# New horse owner (help)



## Lynne1511 (5 November 2015)

Hi everyone just looking for advice bought a horse 6 months ago when originally bought him people at yard said he was better off shot as his feet were really bad made the mistake of just buying when I fell in love with one instead of thinking logically...however through past 6 months I have proven everyone wrong he's such a loveable horse his feet are looking great get shoes every 5 weeks and he has an amazing presence to be around had troubles in stable first few months comes to call now and people jealous over this we have a great bond however I had never ridden before I got him and started slow did ride and had lessons which was going great however moved house and was renovations was still seeing him daily but never rode for a month now that's all finished when I sit on him he refuses to move at all tried whip the lot...decided to get yard owner he done amazing for her and another friend but still nothing with me but will still stand and be cuddled all day long and acknowledge me does anyone have any tips not confident enough to ride through if has temper tantrum just want the horse I had back möbius they 4 weeks...my yard owner still working with him but she says he's great


----------



## Booboos (5 November 2015)

Assuming it's not half term...for your sake and for the sake of your horse you need to get yourself to a riding school with suitable horses for you to learn on.

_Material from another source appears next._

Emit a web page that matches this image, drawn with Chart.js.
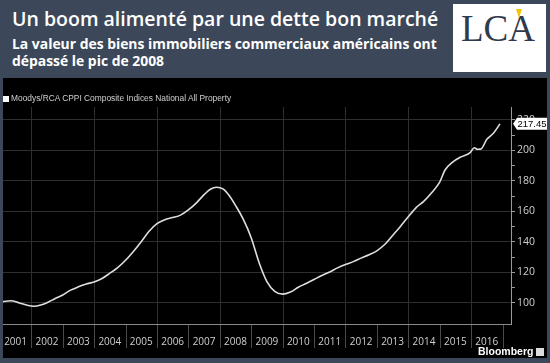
<!DOCTYPE html>
<html>
<head>
<meta charset="utf-8">
<script src="https://cdn.jsdelivr.net/npm/chart.js@4"></script>
<style>
  body { margin: 0; width: 550px; height: 363px; background: #3c4859; position: relative; overflow: hidden; font-family: "Open Sans", sans-serif; }
  .title { position: absolute; left: 12px; top: 5px; color: #fff; font-size: 19.5px; font-weight: 600; white-space: nowrap; }
  .sub { position: absolute; left: 12px; top: 35px; color: #fff; font-size: 13.9px; font-weight: 700; line-height: 17px; white-space: nowrap; }
  .logo { position: absolute; left: 453px; top: 4px; width: 93px; height: 68px; background: #fff; }
  .logo span { position: absolute; left: 8px; top: 3px; font-family: "Liberation Serif", serif; font-size: 37px; color: #2f3a4c; letter-spacing: 0px; }
  .logo i { position: absolute; left: 63px; top: 5px; width: 0; height: 0; border-left: 3px solid transparent; border-right: 3px solid transparent; border-top: 9px solid #f2c500; }
  .panel { position: absolute; left: 3px; top: 78px; width: 544px; height: 280px; background: #000; }
  .legend { position: absolute; left: 3px; top: 93px; color: #cfcfcf; font-family: "Liberation Sans", sans-serif; font-size: 8.4px; white-space: nowrap; }
  .legend b { display: inline-block; width: 6px; height: 6px; background: #fff; margin-right: 2px; vertical-align: -0.5px; }
  .bbg { position: absolute; left: 478px; top: 345px; color: #fff; font-family: "Liberation Sans", sans-serif; font-weight: 700; font-size: 10.5px; }
  .bbg i { display: inline-block; width: 8px; height: 8px; background: #ddd; margin-left: 3px; vertical-align: -1px; }
  canvas { position: absolute; left: 3px; top: 78px; }
</style>
</head>
<body>
<div class="title">Un boom alimenté par une dette bon marché</div>
<div class="sub">La valeur des biens immobiliers commerciaux américains ont<br>dépassé le pic de 2008</div>
<div class="logo"><span>LCA</span><i></i></div>
<div class="panel"></div>
<canvas id="chart" width="544" height="280"></canvas>
<div class="legend"><b></b>Moodys/RCA CPPI Composite Indices National All Property</div>
<div class="bbg">Bloomberg<i></i></div>
<script>
// Moody's/RCA CPPI national all property (decimal years)
const dates = [2001.1, 2001.35, 2001.6, 2001.85, 2002.08, 2002.3, 2002.5, 2002.75, 2003.0, 2003.25, 2003.5, 2003.75,
  2004.0, 2004.25, 2004.5, 2004.75, 2005.0, 2005.25, 2005.5, 2005.75, 2006.0, 2006.25, 2006.5, 2006.75,
  2007.0, 2007.25, 2007.5, 2007.7, 2007.9, 2008.1, 2008.3, 2008.5, 2008.75, 2009.0, 2009.25, 2009.5, 2009.75,
  2010.0, 2010.25, 2010.5, 2010.75, 2011.0, 2011.25, 2011.5, 2011.75, 2012.0, 2012.25, 2012.5, 2012.75,
  2013.0, 2013.25, 2013.5, 2013.75, 2014.0, 2014.25, 2014.5, 2014.75, 2015.0, 2015.17, 2015.4, 2015.65, 2015.97,
  2016.1, 2016.2, 2016.31, 2016.5, 2016.71, 2016.92];
const values = [100.9, 101.4, 100.2, 98.6, 97.8, 98.6, 100.2, 102.8, 105.2, 108.4, 110.6, 112.4,
  113.8, 116, 119.5, 123.2, 128, 133.8, 140.2, 147, 152, 154.6, 156, 157.6,
  161, 165.5, 171, 174.6, 175.9, 174.8, 170.5, 164, 154.8, 142.8, 126.5, 114, 107.6,
  105.8, 107.2, 110.3, 112.8, 115.4, 118, 120.3, 123, 125.2, 127.1, 129.4, 131.6,
  134.2, 138.3, 144.2, 150.2, 156.5, 162.5, 166.8, 172.4, 179.2, 187.2, 192.2, 195.5, 198.6,
  201.8, 200.8, 200.9, 207.3, 211.3, 217.45];
const years = [2001, 2002, 2003, 2004, 2005, 2006, 2007, 2008, 2009, 2010, 2011, 2012, 2013, 2014, 2015, 2016];
const yTicks = [100, 110, 120, 130, 140, 150, 160, 170, 180, 190, 200, 210, 220];

// year separators, labels and even-year gridlines
const yearAxis = {
  id: 'yearAxis',
  beforeDatasetsDraw(chart) {
    const { ctx, chartArea: a, scales: { x } } = chart;
    ctx.save();
    ctx.strokeStyle = '#2e2e2e';
    ctx.lineWidth = 1;
    years.forEach(y => {
      if ((y + 1) % 2 === 0) {
        const px = Math.round(x.getPixelForValue(y + 1)) + 0.5;
        ctx.beginPath(); ctx.moveTo(px, a.top); ctx.lineTo(px, a.bottom); ctx.stroke();
      }
    });
    ctx.restore();
  },
  afterDraw(chart) {
    const { ctx, chartArea: a, scales: { x, y } } = chart;
    ctx.save();
    ctx.strokeStyle = '#8a8a8a';
    ctx.beginPath(); ctx.moveTo(0, a.bottom + 0.5); ctx.lineTo(a.right, a.bottom + 0.5); ctx.stroke();
    ctx.strokeStyle = '#4a4a4a';
    ctx.fillStyle = '#cfcfcf';
    ctx.font = '10px "Open Sans", sans-serif';
    ctx.textAlign = 'center';
    ctx.textBaseline = 'middle';
    years.forEach(yr => {
      const p1 = x.getPixelForValue(yr + 1);
      const px = Math.round(p1) + 0.5;
      ctx.beginPath(); ctx.moveTo(px, a.bottom + 1); ctx.lineTo(px, a.bottom + 24); ctx.stroke();
      const mid = (x.getPixelForValue(yr) + p1) / 2;
      ctx.fillText(String(yr), Math.max(mid, 12), a.bottom + 18);
    });
    // last value tag
    const last = values[values.length - 1];
    const py = y.getPixelForValue(last);
    const x0 = a.right + 2;
    ctx.fillStyle = '#fff';
    ctx.beginPath();
    ctx.moveTo(x0, py); ctx.lineTo(x0 + 4, py - 6); ctx.lineTo(x0 + 34, py - 6);
    ctx.lineTo(x0 + 34, py + 6); ctx.lineTo(x0 + 4, py + 6); ctx.closePath(); ctx.fill();
    ctx.fillStyle = '#000';
    ctx.textAlign = 'left';
    ctx.font = '9.5px "Liberation Sans", sans-serif';
    ctx.fillText(last.toFixed(2), x0 + 4.5, py + 0.5);
    ctx.restore();
  }
};

new Chart(document.getElementById('chart'), {
  type: 'line',
  data: {
    datasets: [{
      data: dates.map((d, i) => ({ x: d, y: values[i] })),
      borderColor: '#dedede',
      borderWidth: 1.6,
      pointRadius: 0,
      cubicInterpolationMode: 'monotone'
    }]
  },
  options: {
    responsive: false,
    animation: false,
    layout: { padding: { top: 29, bottom: 34, left: 0, right: 0 } },
    plugins: { legend: { display: false }, tooltip: { enabled: false } },
    scales: {
      x: { type: 'linear', min: 2001.1, max: 2017.27, display: false },
      y: {
        position: 'right',
        min: 86.2,
        max: 228.5,
        afterBuildTicks: s => { s.ticks = yTicks.map(v => ({ value: v })); },
        afterFit: s => { s.width = 36; },
        border: { color: '#9a9a9a' },
        grid: {
          color: c => (c.tick && c.tick.value % 20 === 0) ? '#2e2e2e' : 'transparent',
          tickColor: '#9a9a9a',
          tickLength: 4
        },
        ticks: {
          color: '#cfcfcf',
          font: { size: 10.5, family: '"Open Sans", sans-serif' },
          padding: 2,
          callback: v => v % 20 === 0 ? v : ''
        }
      }
    }
  },
  plugins: [yearAxis]
});
</script>
</body>
</html>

You say nothing about your horse, e.g, age, experience, etc. but depending on those either pay someone to bring him on or loan him out until you are ready to ride him.


----------



## Lynne1511 (5 November 2015)

I was riding him for 5 months with no issues my horse is 12 ish ex hunter has great paces and personality as o stated did have lessons on him weekly but with month gap it changed and now my yard owner schooling him with no issues says he respondes well as he was doing for me


----------



## Booboos (6 November 2015)

So you've been ridding him for 5 months with no problem, had a month's break during which time he was schooled by the YO and now when you get on he won't move? That is very bizarre. What does your instructor say? What happens if the YO gets on first, gets him going and then you get on? What if the instructor pops you on the lunge will he move then?


----------



## Lynne1511 (6 November 2015)

Yes I was riding him for 5 months during the month he wasn't being ridden at all...when I did try riding him he refused to move that's when I got my YO to school him but he's responding great to get when I tried again still refused to move will walk and Trot when on lunge rope but not when free


----------



## 9tails (6 November 2015)

Did you really buy a horse having never ridden before?


----------



## Lynne1511 (6 November 2015)

Yes wish I had done sooner did originally buy with a friend to start and done that for a while before buying my own always wanted a horse and loving it...


----------



## Cortez (6 November 2015)

Get some lessons from a proper instructor. There is nothing wrong with your horse.


----------



## luckyoldme (6 November 2015)

A lot of posters on here will have had years round horses and will be able to jump on anything and make it do almost anything.
Its not like that for me, i bought my first horse 8 years ago and had a terrible time with him, looking back we just needed time to build up a bond. Maybe you have lost a bit of confidence and the horse is picking up on that, with my horse our issues were definately down to my lack of confidence. It might be an idea to go right back to the begginning with him just leading and lunging and getting the feel of how he reacts to you then very slowly build up to getting back on.
My old lad turned out lovely in the end and i have just had an amazing summer out and about with him...it all just takes time!


----------



## Lynne1511 (6 November 2015)

Thank you I agree my lack of confidence while riding is low I will definitely start from beginning and hopefully by the good weather kicks back in I will start enjoying the benefits of him again


----------



## Booboos (6 November 2015)

Sorry but I disagree. Do not go back to the beginning, no amount of grooming a horse is suddenly going to turn him into a schoolmaster. Your YO should keep schooling him, keeping him fit and educating him and you should go to a good riding school so that you can strengthen your position and learn to use your aids more effectively.


----------



## LHIS (6 November 2015)

Lessons, lessons and more lessons! Sounds like your horse has you sussed out and is trying it on, and winning. Get some professional help from a good instructor and go straight back to basics. 
You are lucky that given you bought the horse without being able to ride that this is the worst he has done. Get some help from a reputable instructor quickly.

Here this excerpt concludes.